Secretary of State Madeleine Albright was also against a counterstrike — but for diplomatic reasons. “We’re desperately trying to halt the fighting that has broken out between Israel and the Palestinians,” Albright said. Clarke recalls her saying, “Bombing Muslims wouldn’t be helpful at this time.” Some two weeks earlier, Ariel Sharon had visited the Temple Mount in Jerusalem, which touched off a wave of violence known as the “second Intifada” and threatened to completely destroy the Clinton Administration’s hopes for Middle East peace settlement.
Mr. Clarke remembers other objections from the State Department. “State noted that we had been bombing Iraq and Serbia and were getting the reputation internationally as a mad bomber nation that could only address its problems that way.” “It would be irresponsible,” a spokeswoman for Albright told the author, for the Secretary of State, as America’s chief diplomat, not to consider the diplomatic impact of a missile strike that might try but would quite likely fail to kill bin Laden.
Albright urged continued diplomatic efforts to persuade the Taliban to turn over bin Laden. Those efforts had been going on for more than two years and had gone nowhere. It was unlikely that the Taliban would ever voluntarily turn over its strongest internal ally… .

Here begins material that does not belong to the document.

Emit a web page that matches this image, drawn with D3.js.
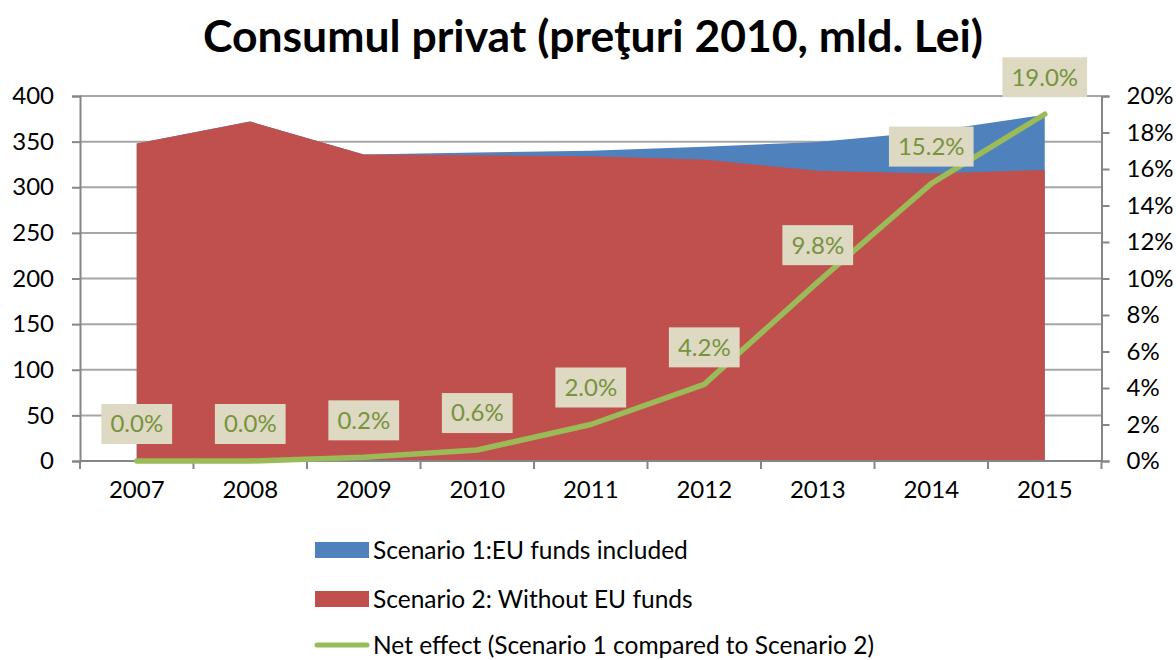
<!DOCTYPE html>
<html>
<head>
<meta charset="utf-8">
<script src="https://cdn.jsdelivr.net/npm/d3@7"></script>
<style>
  html, body { margin: 0; padding: 0; background: #fff; }
  svg { display: block; font-family: Lato, "Open Sans", sans-serif; }
</style>
</head>
<body>
<svg id="chart" width="1176" height="660"></svg>
<script>
const years = ["2007","2008","2009","2010","2011","2012","2013","2014","2015"];
const scenario1 = [348, 372, 336, 338, 340, 344.5, 349.5, 361, 379.5];
const scenario2 = [348, 372, 336, 335, 334, 330.5, 318, 315, 319];
const netEffect = [0.000, 0.000, 0.002, 0.006, 0.020, 0.042, 0.098, 0.152, 0.190];
const netLabels = ["0.0%","0.0%","0.2%","0.6%","2.0%","4.2%","9.8%","15.2%","19.0%"];
const leftTicks = [0, 50, 100, 150, 200, 250, 300, 350, 400];
const rightTicks = [0, 0.02, 0.04, 0.06, 0.08, 0.10, 0.12, 0.14, 0.16, 0.18, 0.20];
const seriesNames = ["Scenario 1:EU funds included", "Scenario 2: Without EU funds", "Net effect (Scenario 1 compared to Scenario 2)"];
const title = "Consumul privat (preţuri 2010, mld. Lei)";

const C = { blue: "#4F81BD", red: "#C0504D", green: "#9BBB59", labelText: "#77933C", labelFill: "#DDD9C3", axis: "#868686", grid: "#A6A6A6" };

const svg = d3.select("#chart");
const L = 80, R = 1101.5, T = 96, B = 461;

const x = d3.scaleBand().domain(years).range([L, R]).padding(0);
const cx = d => x(d) + x.bandwidth() / 2;
const y = d3.scaleLinear().domain([0, 400]).range([B, T]);
const y2 = d3.scaleLinear().domain([0, 0.20]).range([B, T]);

// Title
svg.append("text").attr("x", 593).attr("y", 52).attr("text-anchor", "middle")
  .attr("font-size", 44.5).attr("font-weight", "bold").attr("fill", "#000").text(title);

// Gridlines
svg.append("g").selectAll("line").data(leftTicks.slice(1)).join("line")
  .attr("x1", L).attr("x2", R).attr("y1", d => y(d)).attr("y2", d => y(d))
  .attr("stroke", C.grid).attr("stroke-width", 2);

// Areas
const area1 = d3.area().x((d, i) => cx(years[i])).y0(B).y1(d => y(d));
svg.append("path").datum(scenario1).attr("d", area1).attr("fill", C.blue);
svg.append("path").datum(scenario2).attr("d", area1).attr("fill", C.red);

// Left axis
const gl = svg.append("g").attr("transform", `translate(${L},0)`)
  .call(d3.axisLeft(y).tickValues(leftTicks).tickSize(8).tickPadding(18));
gl.select(".domain").attr("stroke", C.axis).attr("stroke-width", 2);
gl.selectAll(".tick line").attr("stroke", C.axis).attr("stroke-width", 2);
gl.selectAll(".tick text").attr("font-size", 24).attr("font-family", "Lato").attr("fill", "#000");

// Right axis
const gr = svg.append("g").attr("transform", `translate(${R},0)`)
  .call(d3.axisRight(y2).tickValues(rightTicks).tickFormat(d3.format(".0%")).tickSize(8).tickPadding(17));
gr.select(".domain").attr("stroke", C.axis).attr("stroke-width", 2);
gr.selectAll(".tick line").attr("stroke", C.axis).attr("stroke-width", 2);
gr.selectAll(".tick text").attr("font-size", 24).attr("font-family", "Lato").attr("fill", "#000");

// Bottom axis
const gb = svg.append("g").attr("transform", `translate(0,${B})`)
  .call(d3.axisBottom(x).tickSize(0).tickPadding(20));
gb.select(".domain").remove();
gb.selectAll(".tick text").attr("font-size", 24).attr("font-family", "Lato").attr("fill", "#000");
svg.append("line").attr("x1", L).attr("x2", R).attr("y1", B).attr("y2", B)
  .attr("stroke", C.axis).attr("stroke-width", 2);
const bounds = years.map(d => x(d)).concat([R]);
svg.append("g").selectAll("line").data(bounds).join("line")
  .attr("x1", d => d).attr("x2", d => d).attr("y1", B).attr("y2", B + 8)
  .attr("stroke", C.axis).attr("stroke-width", 2);

// Net effect line
const line = d3.line().x((d, i) => cx(years[i])).y(d => y2(d));
svg.append("path").datum(netEffect).attr("d", line).attr("fill", "none")
  .attr("stroke", C.green).attr("stroke-width", 5.5).attr("stroke-linecap", "round").attr("stroke-linejoin", "round");

// Data labels
const lg = svg.append("g").selectAll("g").data(netEffect).join("g")
  .attr("transform", (d, i) => `translate(${cx(years[i])},${y2(d) - 37})`);
lg.append("text").attr("text-anchor", "middle").attr("dy", "0.35em")
  .attr("font-size", 24).attr("fill", C.labelText).text((d, i) => netLabels[i]);
lg.each(function() {
  const g = d3.select(this);
  const w = g.select("text").node().getComputedTextLength();
  g.insert("rect", "text").attr("x", -w / 2 - 9).attr("y", -20).attr("width", w + 18).attr("height", 40)
    .attr("fill", C.labelFill);
});

// Legend
const leg = svg.append("g");
const rowsY = [550, 599, 645];
const colors = [C.blue, C.red, C.green];
seriesNames.forEach((name, i) => {
  const g = leg.append("g").attr("transform", `translate(0,${rowsY[i]})`);
  if (i < 2) {
    g.append("rect").attr("x", 315).attr("y", -8).attr("width", 54).attr("height", 16).attr("fill", colors[i]);
  } else {
    g.append("line").attr("x1", 317).attr("x2", 367).attr("y1", 0).attr("y2", 0)
      .attr("stroke", colors[i]).attr("stroke-width", 5).attr("stroke-linecap", "round");
  }
  g.append("text").attr("x", 373).attr("dy", "0.35em").attr("font-size", 24.5).attr("fill", "#000").text(name);
});
</script>
</body>
</html>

Secretary of Defense Cohen also did not favor a retaliatory strike, according to Mr. Clarke. The attack “was not sufficient provocation,” Clarke remembers Cohen saying, or words to that effect. Cohen thought that any military strike needed a “clear and compelling justification,” Clarke recalls. (Cohen, despite repeated phone calls over more than one week, failed to respond to interview requests.) Cohen also noted that General Anthony Zinni, then head of CENTCOM, was concerned that a major bombing campaign would cause domestic unrest in Pakistan (where bin Laden enjoyed strong support among extremists) and hurt the U.S. military’s relationship with that nation.
Mr. Cohen’s views were perfectly in accord with those of the top uniformed officers and Clinton’s political appointees at the Pentagon, Sheehan told the author. “It was the entire Pentagon,” he added. The chief lesson that the Defense Department seemed to draw from the assault on the USS Cole was the need for better security for its ships, what was invariably called “force protection.” Listening to Cohen and later talking to top military officers, Sheehan, a former member of Special Forces before joining the State Department, told the author that he was “stunned” and “taken aback” by their views. “This phenomenon I cannot explain,” he said. Why didn’t they want to go hit back at those who had just murdered American servicemen without warning or provocation?
The issue was hotly debated. Some of the principals were concerned that bin Laden might somehow survive the cruise-missile attack and appear in another triumphant press conference. Clarke countered by saying that they could say that they were only targeting terrorist infrastructure. If they got bin Laden, they could take that as a bonus. Others worried about target information. At the time, Clarke said that he had very reliable and specific information about bin Laden’s location. And so on. Each objection was countered and answered with a yet another objection.
In the end, for a variety of reasons, the principals were against Mr. Clarke’s retaliation plan by a margin of seven to one against. Mr. Clarke was the sole one in favor. Bin Laden would get away — again.